La tecnología descubrió que las elecciones que tomamos no resultan de un
misterioso libre albedrio, sino del trabajo de millones de neuronas que
calculan probabilidades en fracciones de segundo, que la ¨intuición  es reconocimiento de patrones¨. 
Nuestros
algoritmos cerebrales se basan en ensayo error, en atajos y circuitos
anticuados adaptados a la sabana africana y no a la jungla urbana. Asegura  que la amenaza de la perdida de trabajo es la
combinación de la infotecnologia y biotecnología, capacidades que se potencian
con conectividad y actualización ordenadores en red. Harari postula; ¨lo
que se debe proteger es al ser humano no a los puestos de trabajo¨, porque
es probable que poco se libre en el futuro de la automatización.
Por eso la idea de tener
un puesto de trabajo de por vida es totalmente arcaica,  el modelo en que se iba
a la universidad y se vivía  hasta la
jubilación es inefectivo .Los cambios radicales suceden y sucederán.

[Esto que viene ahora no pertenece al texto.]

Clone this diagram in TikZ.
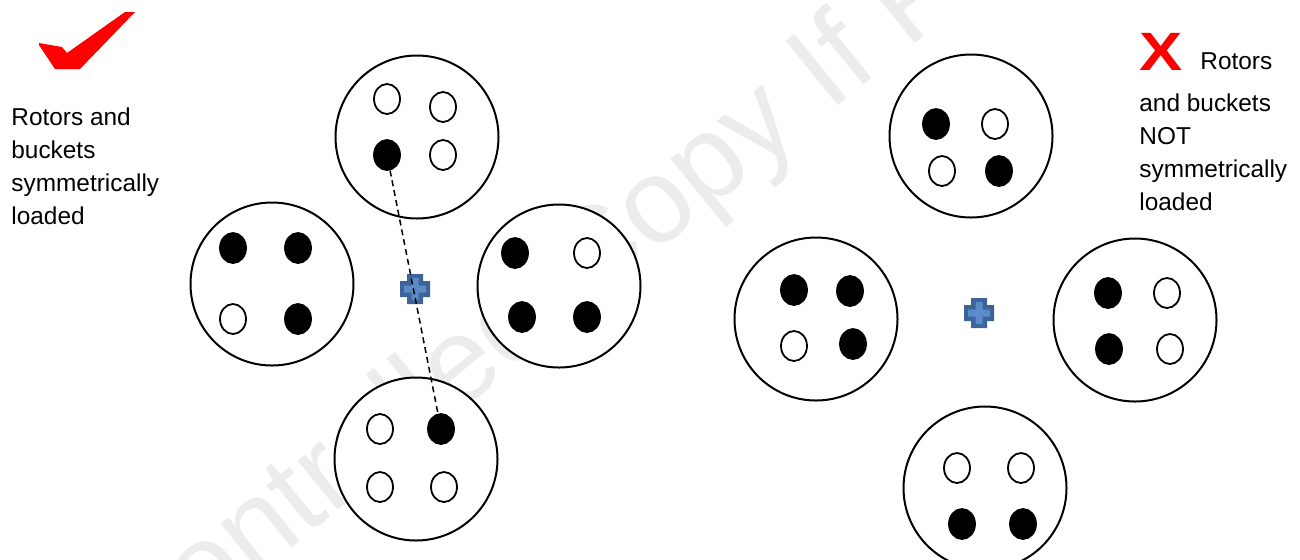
\documentclass[tikz,border=0pt]{standalone}
\usepackage{fontspec}
\setmainfont{Liberation Sans}
\usepackage{graphicx}
\usepackage{tikz}
\usetikzlibrary{shapes.geometric}
\definecolor{hubdark}{HTML}{3D6499}
\definecolor{hublight}{HTML}{5B8BC8}
\definecolor{markred}{HTML}{FF0000}
\tikzset{
  rotor/.style={circle, draw, fill=white, line width=1pt, minimum size=81.5pt, inner sep=0pt},
  bucket/.style={ellipse, draw, line width=0.9pt, minimum width=13pt, minimum height=15pt, inner sep=0pt},
  tfull/.style={bucket, fill=black},
  tempty/.style={bucket, fill=white},
  lbl/.style={align=left, inner sep=0pt, font=\fontsize{12.2}{16.6}\selectfont}
}

\begin{document}
\begin{tikzpicture}[x=0.5pt, y=-0.5pt]
\useasboundingbox (0,0) rectangle (1300,559);
% watermark
\begin{scope}
  \clip (0,0) rectangle (1300,559);
  \node[rotate=39, text=gray!15, font=\fontsize{60}{60}\selectfont] (wm) at (600,258) {Uncontrolled Copy If Printed};
\end{scope}

% rotors, symmetric side
\node[rotor] (lt) at (417,137) {};
\node[rotor] (ll) at (272,284) {};
\node[rotor] (lr) at (559,286) {};
\node[rotor] (lb) at (416,459) {};
% rotors, unbalanced side
\node[rotor] (rt) at (971,136) {};
\node[rotor] (rl) at (816,319) {};
\node[rotor] (rr) at (1135,320) {};
\node[rotor] (rb) at (985,488) {};

% buckets
\foreach \n/\s/\x/\y in {
  lt1/tempty/387/99, lt2/tempty/443/107, lt3/tfull/387/155, lt4/tempty/443/155,
  ll1/tfull/233/248, ll2/tfull/298/248, ll3/tempty/233/319, ll4/tfull/298/319,
  lr1/tfull/515/253, lr2/tempty/587/253, lr3/tfull/522/317, lr4/tfull/587/317,
  lb1/tempty/380/429, lb2/tfull/441/429, lb3/tempty/380/487, lb4/tempty/444/487,
  rt1/tfull/936/124, rt2/tempty/995/124, rt3/tempty/942/171, rt4/tfull/999/171,
  rl1/tfull/794/290, rl2/tfull/850/291, rl3/tempty/794/346, rl4/tfull/853/344,
  rr1/tfull/1108/293, rr2/tempty/1167/293, rr3/tfull/1109/349, rr4/tempty/1170/349,
  rb1/tempty/957/468, rb2/tempty/1021/468, rb3/tfull/962/524, rb4/tfull/1023/524}
  \node[\s] (\n) at (\x,\y) {};

% spindle marks
\foreach \hx/\hy in {415/289, 979/313} {
  \begin{scope}[shift={(\hx,\hy)}]
    \fill[hubdark] (-8,-15) rectangle (8,15) (-15,-8) rectangle (15,8);
    \fill[hublight] (-3.5,-11) rectangle (3.5,11) (-11,-3.5) rectangle (11,3.5);
  \end{scope}
}

\draw[dash pattern=on 3pt off 2pt, line width=0.75pt] (lt3) -- (lb2);

% tick and cross
\fill[markred] (39,43) -- (62,47) -- (67,53) -- (125,12) -- (135,12) -- (80,69) -- (55,69) -- (39,45) -- cycle;
\node[anchor=base west, inner sep=0pt, text=markred, font=\bfseries\fontsize{27}{27}\selectfont] (nomark) at (1139,70) {\scalebox{1.2}[1]{X}};

% labels
\node[lbl, anchor=north west] (oktxt) at (11,107) {Rotors and\\buckets\\symmetrically\\loaded};
\node[lbl, anchor=base west] (notxt1) at (1200,69) {Rotors};
\node[lbl, anchor=north west] (notxt2) at (1139,93) {and buckets\\NOT\\symmetrically\\loaded};
\end{tikzpicture}
\end{document}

Epílogo: del sudor al sentido
Hablar del trabajo es abrir
una ¨ventana¨ que nos permite entrar a raíces insospechadas en lo
cotidiano,  porque  es un territorio compartido por muchas
disciplinas: la economía, la filosofía, la ética, la psicología, la física.

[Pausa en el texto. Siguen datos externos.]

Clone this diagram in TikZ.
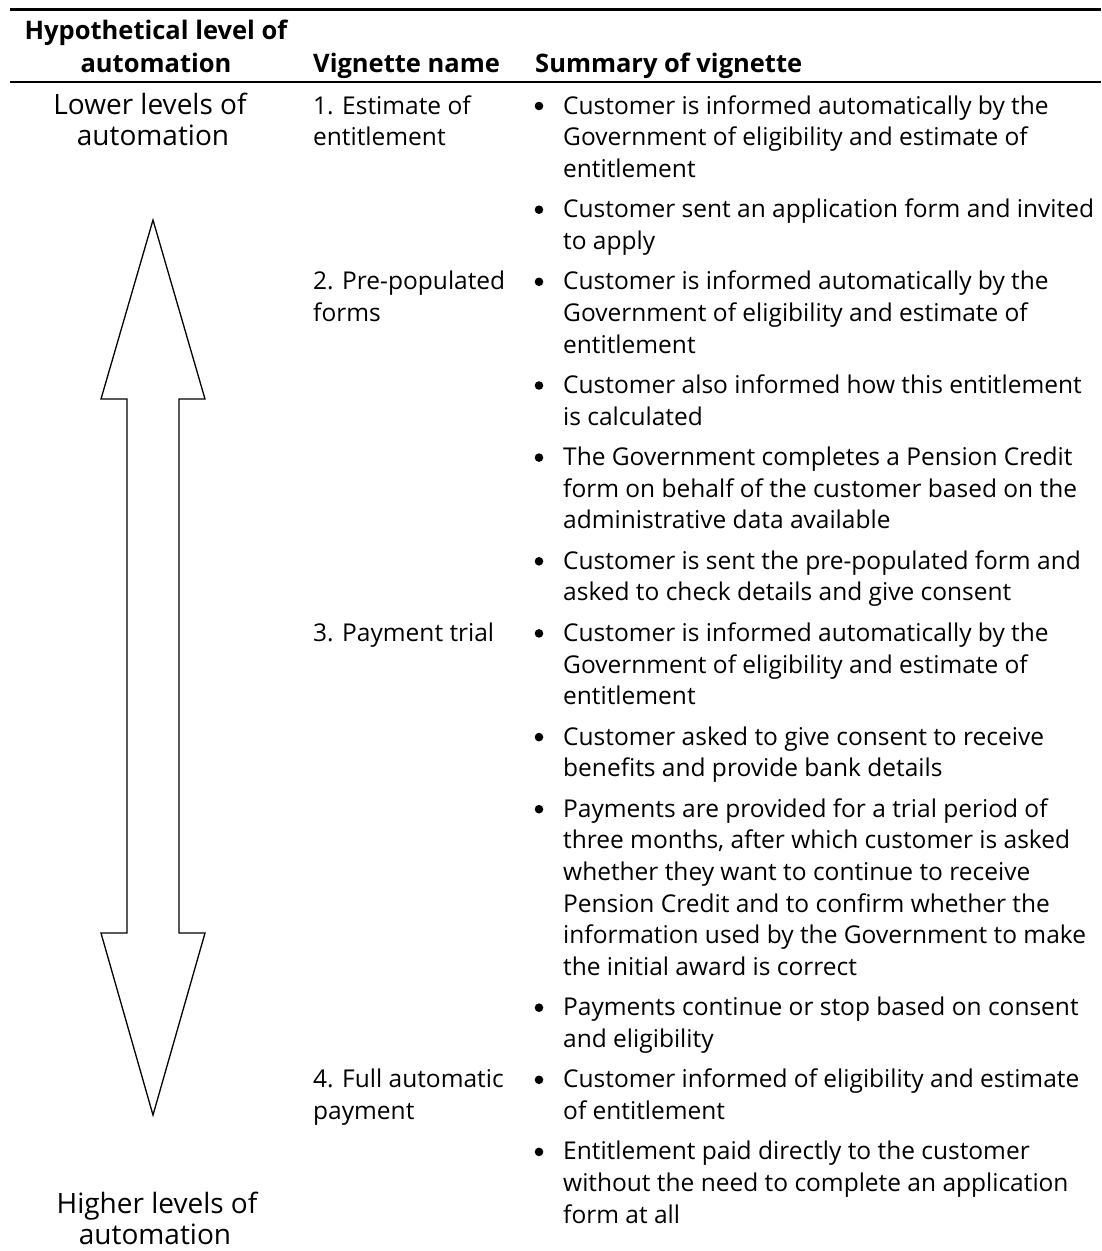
\documentclass[tikz,border=0pt]{standalone}
\usepackage{fontspec}
\setmainfont{Open Sans}
\begin{document}
\begin{tikzpicture}[x=1pt,y=-1pt,
  txt/.style={anchor=base west,inner sep=0pt,font=\fontsize{24.5}{30}\selectfont},
  ctr/.style={anchor=base,inner sep=0pt,font=\fontsize{28}{32}\selectfont},
  hdr/.style={anchor=base west,inner sep=0pt,font=\fontsize{25.5}{30}\selectfont\bfseries},
  hdrc/.style={anchor=base,inner sep=0pt,font=\fontsize{25.5}{30}\selectfont\bfseries},
  dot/.style={fill=black}]
\useasboundingbox (0,0) rectangle (1101,1251);
% rules
\coordinate (t1) at (10,9.5); \coordinate (t2) at (1101,9.5);
\coordinate (h1) at (10,82); \coordinate (h2) at (1101,82);
\draw[line width=3pt] (t1) -- (t2);
\draw[line width=1.3pt] (h1) -- (h2);
% header
\node[hdrc] (hA1) at (156,39) {Hypothetical level of};
\node[hdrc] (hA2) at (156,72) {automation};
\node[hdr] (hB) at (313,72) {Vignette name};
\node[hdr] (hC) at (535,72) {Summary of vignette};
% left column
\node[ctr] (lo1) at (150,114) {Lower levels of};
\node[ctr] (lo2) at (153,145.6) {automation};
\node[ctr] (hi1) at (157,1213) {Higher levels of};
\node[ctr] (hi2) at (155,1244) {automation};
% arrow
\draw[line width=1.3pt,line join=miter] (153,220) -- (205,399) -- (179,399) -- (179,933) -- (205,933)
  -- (153,1115) -- (101,933) -- (127,933) -- (127,399) -- (101,399) -- cycle;
% vignette names
\node[txt] (v1a) at (313,114) {1. Estimate of};
\node[txt] (v1b) at (313,145.6) {entitlement};
\node[txt] (v2a) at (313,289.8) {2. Pre-populated};
\node[txt] (v2b) at (313,321.4) {forms};
\node[txt] (v3a) at (313,641.4) {3. Payment trial};
\node[txt] (v4a) at (313,1087.8) {4. Full automatic};
\node[txt] (v4b) at (313,1119.4) {payment};
% bullets
\foreach \y in {114,217.7,289.8,393.5,465.6,569.3,641.4,745.1,817.2,1015.7,1087.8,1159.9}
  \fill[dot] (539,\y-8) circle (4.3);
% summary lines
\node[txt] (s01) at (563,114) {Customer is informed automatically by the};
\node[txt] (s02) at (563,145.6) {Government of eligibility and estimate of};
\node[txt] (s03) at (563,177.2) {entitlement};
\node[txt] (s04) at (563,217.7) {Customer sent an application form and invited};
\node[txt] (s05) at (563,249.3) {to apply};
\node[txt] (s06) at (563,289.8) {Customer is informed automatically by the};
\node[txt] (s07) at (563,321.4) {Government of eligibility and estimate of};
\node[txt] (s08) at (563,353.0) {entitlement};
\node[txt] (s09) at (563,393.5) {Customer also informed how this entitlement};
\node[txt] (s10) at (563,425.1) {is calculated};
\node[txt] (s11) at (563,465.6) {The Government completes a Pension Credit};
\node[txt] (s12) at (563,497.2) {form on behalf of the customer based on the};
\node[txt] (s13) at (563,528.8) {administrative data available};
\node[txt] (s14) at (563,569.3) {Customer is sent the pre-populated form and};
\node[txt] (s15) at (563,600.9) {asked to check details and give consent};
\node[txt] (s16) at (563,641.4) {Customer is informed automatically by the};
\node[txt] (s17) at (563,673.0) {Government of eligibility and estimate of};
\node[txt] (s18) at (563,704.6) {entitlement};
\node[txt] (s19) at (563,745.1) {Customer asked to give consent to receive};
\node[txt] (s20) at (563,776.7) {benefits and provide bank details};
\node[txt] (s21) at (563,817.2) {Payments are provided for a trial period of};
\node[txt] (s22) at (563,848.8) {three months, after which customer is asked};
\node[txt] (s23) at (563,880.4) {whether they want to continue to receive};
\node[txt] (s24) at (563,912.0) {Pension Credit and to confirm whether the};
\node[txt] (s25) at (563,943.6) {information used by the Government to make};
\node[txt] (s26) at (563,975.2) {the initial award is correct};
\node[txt] (s27) at (563,1015.7) {Payments continue or stop based on consent};
\node[txt] (s28) at (563,1047.3) {and eligibility};
\node[txt] (s29) at (563,1087.8) {Customer informed of eligibility and estimate};
\node[txt] (s30) at (563,1119.4) {of entitlement};
\node[txt] (s31) at (563,1159.9) {Entitlement paid directly to the customer};
\node[txt] (s32) at (563,1191.5) {without the need to complete an application};
\node[txt] (s33) at (563,1223.1) {form at all};
\end{tikzpicture}
\end{document}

Cada una ilumina una parte, pero todas coinciden en algo esencial: trabajar
es participar de la realidad.
Lo cual permite además que
el relato bíblico del Génesis pueda releerse desde otra mirada: el “Te ganarás
el pan con el sudor de tu frente” no como castigo, sino como invitación a la
conciencia. El pan es el símbolo del sentido que construimos al transformar
la materia en significado. Porque, en definitiva, trabajar es dejar una marca
en el polvo del que venimos y al que volveremos. Y en esa huella —el más humano
de los gestos— encontramos no solo supervivencia, sino también sentido.
El trabajo nos separó del paraíso, pero también nos
dio la posibilidad de recrearlo, con las manos, la mente y la energía.